Body Calls for 'Enhanced Monitoring'

APRussian delegation head Kosachyov speaking at the assembly on Tuesday.
STRASBOURG, France — The head of Europe's top human rights organization on Tuesday called for monitoring of both Georgia and Russia following their conflict in August to ensure they live up to promises to uphold democratic values and human rights.

Terry Davis, secretary-general of the Council of Europe, told the body's Parliamentary Assembly there was currently no support among the organization's 47 nations to punish either Russia or Georgia — both members — for going to war.

There have been calls from Georgia and its backers in the organization for Russia's membership to be suspended.

Twenty-four lawmakers in the 636-member Parliamentary Assembly have also filed a motion calling for the review of the credentials of all 18 Russian members. That could result in the suspension of their rights to vote; a vote is expected as early as Wednesday.

Davis said the assembly should back his plan for "special enhanced monitoring" to keep pressure on both Moscow and Tbilisi and ensure that they live up to their promises amid widespread allegations of ethnic cleansing, looting and indiscriminate bombing against civilians during the conflict. "To do nothing would seriously damage the credibility of this organization," he said.

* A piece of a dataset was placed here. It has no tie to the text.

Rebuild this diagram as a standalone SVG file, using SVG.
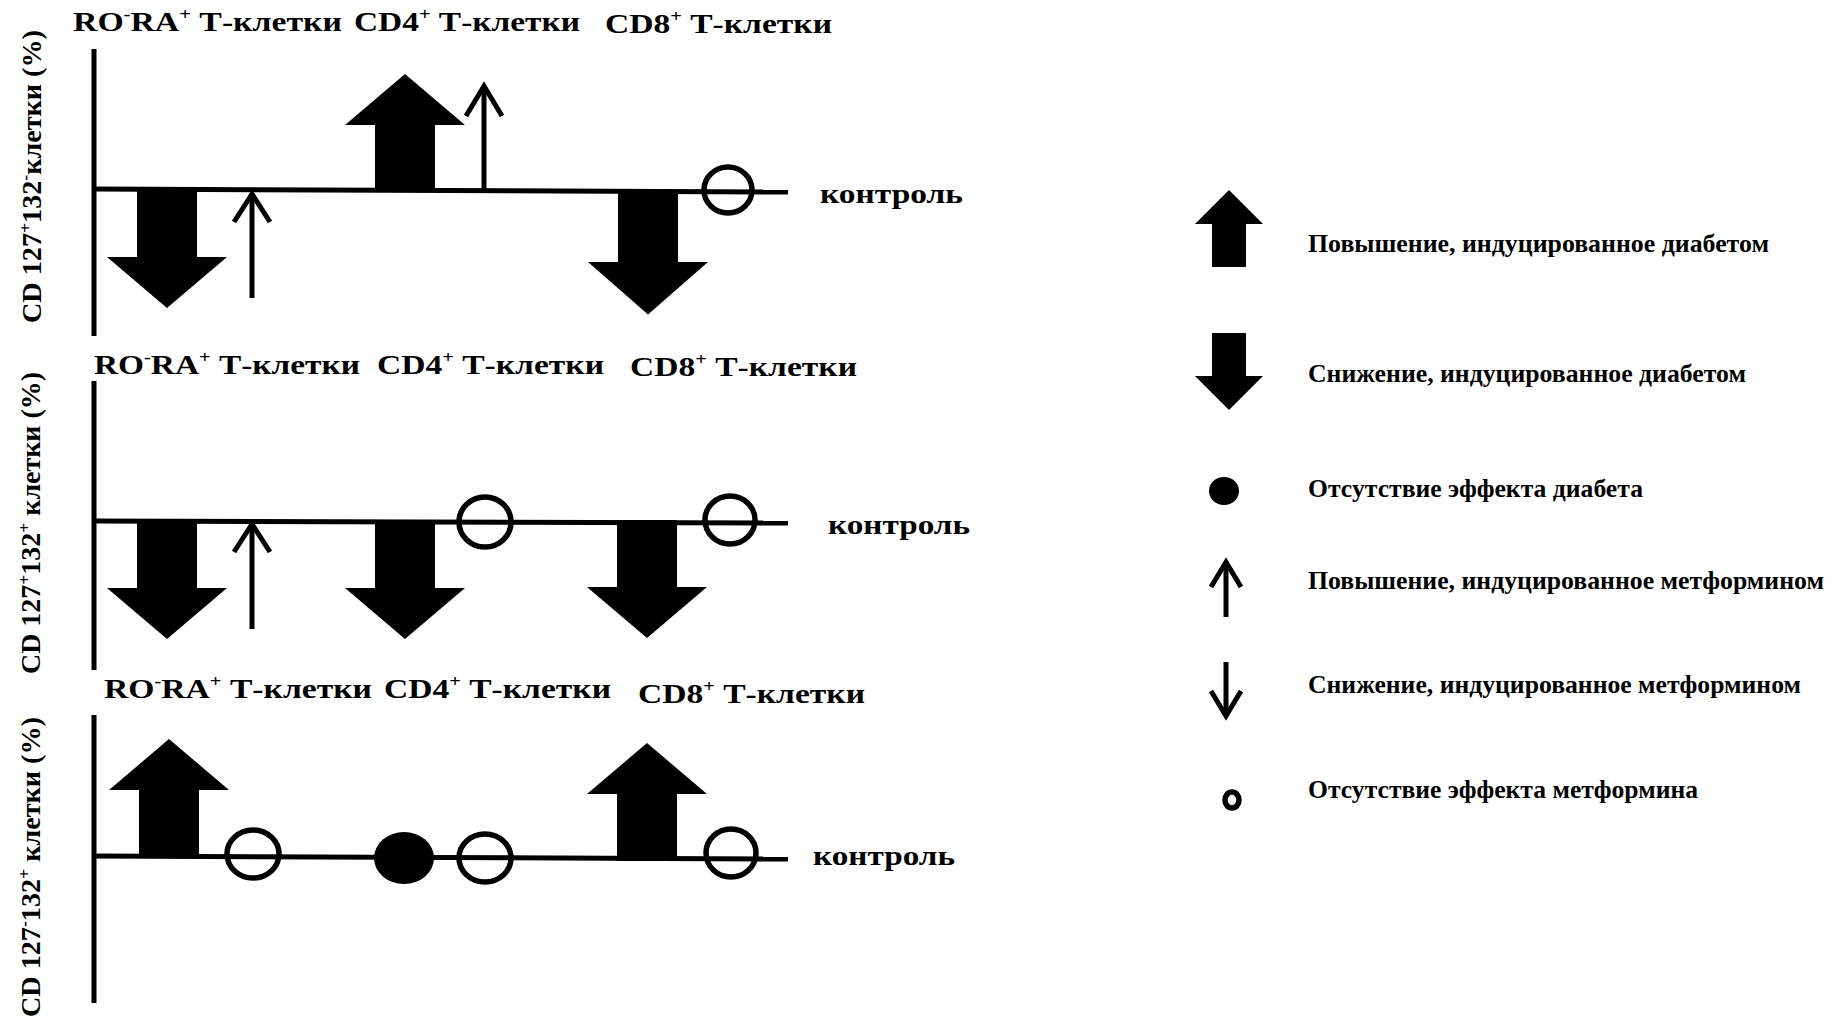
<svg xmlns="http://www.w3.org/2000/svg" xmlns:xlink="http://www.w3.org/1999/xlink" width="1838" height="1019" viewBox="0 0 1838 1019">
<style>
.lbl{font-family:"Liberation Serif","Times New Roman",serif;font-weight:bold;font-size:28px;fill:#000}
.ylbl{font-family:"Liberation Serif","Times New Roman",serif;font-weight:bold;font-size:27px;fill:#000}
.leg{font-family:"Liberation Serif","Times New Roman",serif;font-weight:bold;font-size:25px;fill:#000}
.axis{stroke:#000;stroke-width:5;fill:none}
.thin{stroke:#000;stroke-width:5;fill:none;stroke-linecap:butt}
.ring{stroke:#000;stroke-width:5.5;fill:none}
.big{fill:#000}
</style>
<defs>
<path id="bigDown" d="M-30,0 H30 V67 H60 L0,118 L-60,67 H-30 Z"/>
<path id="legDown" d="M-17,0 H17 V43 H34 L0,77 L-34,43 H-17 Z"/>
</defs>
<rect width="1838" height="1019" fill="#fff"/>

<g id="axes">
<line class="axis" x1="94" y1="49" x2="94" y2="336"/>
<line class="axis" x1="94" y1="189" x2="788" y2="192"/>
<line class="axis" x1="94" y1="381" x2="94" y2="670"/>
<line class="axis" x1="94" y1="521" x2="788" y2="523"/>
<line class="axis" x1="94" y1="715" x2="94" y2="1003"/>
<line class="axis" x1="94" y1="856" x2="788" y2="859"/>
</g>

<g id="panel1">
<g id="p1-ylabel"><text class="ylbl" transform="translate(41,323) rotate(-90)" textLength="293" lengthAdjust="spacingAndGlyphs">CD 127<tspan font-size="17" dy="-10">+</tspan><tspan dy="10">132</tspan><tspan font-size="17" dy="-10">-</tspan><tspan dy="10">клетки (%)</tspan></text></g>
<g id="p1-label-rora"><text class="lbl" x="73" y="31" textLength="269" lengthAdjust="spacingAndGlyphs">RO<tspan font-size="17" dy="-11">-</tspan><tspan dy="11">RA</tspan><tspan font-size="17" dy="-11">+</tspan><tspan dy="11"> Т-клетки</tspan></text></g>
<g id="p1-label-cd4"><text class="lbl" x="354" y="31" textLength="226" lengthAdjust="spacingAndGlyphs">CD4<tspan font-size="17" dy="-11">+</tspan><tspan dy="11"> Т-клетки</tspan></text></g>
<g id="p1-label-cd8"><text class="lbl" x="605" y="33" textLength="227" lengthAdjust="spacingAndGlyphs">CD8<tspan font-size="17" dy="-11">+</tspan><tspan dy="11"> Т-клетки</tspan></text></g>
<g id="p1-rora-diab"><use xlink:href="#bigDown" class="big" transform="translate(167,190)"/></g>
<g id="p1-rora-met"><line class="thin" x1="252" y1="298" x2="252" y2="194"/><polyline class="thin" points="234,222 252,194 270,222"/></g>
<g id="p1-cd4-diab"><use xlink:href="#bigDown" class="big" transform="translate(405,192) scale(1,-1)"/></g>
<g id="p1-cd4-met"><line class="thin" x1="484" y1="190" x2="484" y2="86"/><polyline class="thin" points="466,116 484,86 502,116"/></g>
<g id="p1-cd8-diab"><use xlink:href="#bigDown" class="big" transform="translate(648,193) scale(1,1.03)"/></g>
<g id="p1-cd8-met"><ellipse class="ring" cx="728" cy="190" rx="24" ry="23"/></g>
<g id="p1-control"><text class="lbl" x="820" y="203" textLength="143" lengthAdjust="spacingAndGlyphs">контроль</text></g>
</g>

<g id="panel2">
<g id="p2-ylabel"><text class="ylbl" transform="translate(40,674) rotate(-90)" textLength="302" lengthAdjust="spacingAndGlyphs">CD 127<tspan font-size="17" dy="-10">+</tspan><tspan dy="10">132</tspan><tspan font-size="17" dy="-10">+</tspan><tspan dy="10"> клетки (%)</tspan></text></g>
<g id="p2-label-rora"><text class="lbl" x="94" y="374" textLength="266" lengthAdjust="spacingAndGlyphs">RO<tspan font-size="17" dy="-11">-</tspan><tspan dy="11">RA</tspan><tspan font-size="17" dy="-11">+</tspan><tspan dy="11"> Т-клетки</tspan></text></g>
<g id="p2-label-cd4"><text class="lbl" x="377" y="374" textLength="227" lengthAdjust="spacingAndGlyphs">CD4<tspan font-size="17" dy="-11">+</tspan><tspan dy="11"> Т-клетки</tspan></text></g>
<g id="p2-label-cd8"><text class="lbl" x="630" y="376" textLength="227" lengthAdjust="spacingAndGlyphs">CD8<tspan font-size="17" dy="-11">+</tspan><tspan dy="11"> Т-клетки</tspan></text></g>
<g id="p2-rora-diab"><use xlink:href="#bigDown" class="big" transform="translate(167,521)"/></g>
<g id="p2-rora-met"><line class="thin" x1="252" y1="629" x2="252" y2="524"/><polyline class="thin" points="234,552 252,524 270,552"/></g>
<g id="p2-cd4-diab"><use xlink:href="#bigDown" class="big" transform="translate(405,521)"/></g>
<g id="p2-cd4-met"><ellipse class="ring" cx="485" cy="522" rx="26" ry="25"/></g>
<g id="p2-cd8-diab"><use xlink:href="#bigDown" class="big" transform="translate(647,520)"/></g>
<g id="p2-cd8-met"><ellipse class="ring" cx="730" cy="520" rx="25" ry="24"/></g>
<g id="p2-control"><text class="lbl" x="828" y="534" textLength="142" lengthAdjust="spacingAndGlyphs">контроль</text></g>
</g>

<g id="panel3">
<g id="p3-ylabel"><text class="ylbl" transform="translate(40,1017) rotate(-90)" textLength="300" lengthAdjust="spacingAndGlyphs">CD 127<tspan font-size="17" dy="-10">-</tspan><tspan dy="10">132</tspan><tspan font-size="17" dy="-10">+</tspan><tspan dy="10"> клетки (%)</tspan></text></g>
<g id="p3-label-rora"><text class="lbl" x="104" y="698" textLength="268" lengthAdjust="spacingAndGlyphs">RO<tspan font-size="17" dy="-11">-</tspan><tspan dy="11">RA</tspan><tspan font-size="17" dy="-11">+</tspan><tspan dy="11"> Т-клетки</tspan></text></g>
<g id="p3-label-cd4"><text class="lbl" x="384" y="698" textLength="227" lengthAdjust="spacingAndGlyphs">CD4<tspan font-size="17" dy="-11">+</tspan><tspan dy="11"> Т-клетки</tspan></text></g>
<g id="p3-label-cd8"><text class="lbl" x="638" y="703" textLength="227" lengthAdjust="spacingAndGlyphs">CD8<tspan font-size="17" dy="-11">+</tspan><tspan dy="11"> Т-клетки</tspan></text></g>
<g id="p3-rora-diab"><use xlink:href="#bigDown" class="big" transform="translate(169,857) scale(1,-1)"/></g>
<g id="p3-rora-met"><ellipse class="ring" cx="253" cy="854" rx="26" ry="24"/></g>
<g id="p3-cd4-diab"><ellipse fill="#000" cx="404" cy="858" rx="30" ry="26"/></g>
<g id="p3-cd4-met"><ellipse class="ring" cx="485" cy="858" rx="26" ry="24"/></g>
<g id="p3-cd8-diab"><use xlink:href="#bigDown" class="big" transform="translate(647,861) scale(1,-1)"/></g>
<g id="p3-cd8-met"><ellipse class="ring" cx="731" cy="853" rx="25" ry="24"/></g>
<g id="p3-control"><text class="lbl" x="813" y="865" textLength="142" lengthAdjust="spacingAndGlyphs">контроль</text></g>
</g>

<g id="legend">
<g id="leg-diab-up"><use xlink:href="#legDown" class="big" transform="translate(1229,267) scale(1,-1)"/><text class="leg" x="1308" y="252" textLength="461" lengthAdjust="spacingAndGlyphs">Повышение, индуцированное диабетом</text></g>
<g id="leg-diab-down"><use xlink:href="#legDown" class="big" transform="translate(1229,333)"/><text class="leg" x="1308" y="382" textLength="438" lengthAdjust="spacingAndGlyphs">Снижение, индуцированное диабетом</text></g>
<g id="leg-diab-none"><ellipse fill="#000" cx="1224" cy="491" rx="15" ry="14"/><text class="leg" x="1308" y="497" textLength="335" lengthAdjust="spacingAndGlyphs">Отсутствие эффекта диабета</text></g>
<g id="leg-met-up"><line class="thin" x1="1226" y1="617" x2="1226" y2="562"/><polyline class="thin" points="1211,587 1226,562 1241,587"/><text class="leg" x="1308" y="589" textLength="516" lengthAdjust="spacingAndGlyphs">Повышение, индуцированное метформином</text></g>
<g id="leg-met-down"><line class="thin" x1="1226" y1="662" x2="1226" y2="716"/><polyline class="thin" points="1211,691 1226,716 1241,691"/><text class="leg" x="1308" y="693" textLength="493" lengthAdjust="spacingAndGlyphs">Снижение, индуцированное метформином</text></g>
<g id="leg-met-none"><ellipse class="ring" cx="1232" cy="800" rx="7" ry="8"/><text class="leg" x="1308" y="798" textLength="390" lengthAdjust="spacingAndGlyphs">Отсутствие эффекта метформина</text></g>
</g>
</svg>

Davis said some 1,700 violations had been lodged by Georgian and Russian citizens with the European Court of Human Rights in the aftermath of the conflict.

Thomas Hammarberg, the council's human rights commissioner, said human rights experts needed to be sent to Georgia and its breakaway region of South Ossetia to investigate the allegations.

He said his recent four-day trip to Georgia showed that progress was made to release and exchange people taken into custody, but he urged Russia and Georgia to step up de-mining activities and efforts to help refugees return.

Konstantin Kosachyov, the head of the State Duma's International Affairs Committee and of Russia's delegation to the assembly, said Wednesday that he did not expect the body to reach any definitive evaluation of last month's conflict during this session, Interfax reported.

"I'm convinced that there will be no hurry to reach conclusions right now," Kosachyov told journalists in Strasbourg. "It is important for us to lower the fevered pitch of emotions that arose during the disinformation campaigns of the first days [of the conflict]."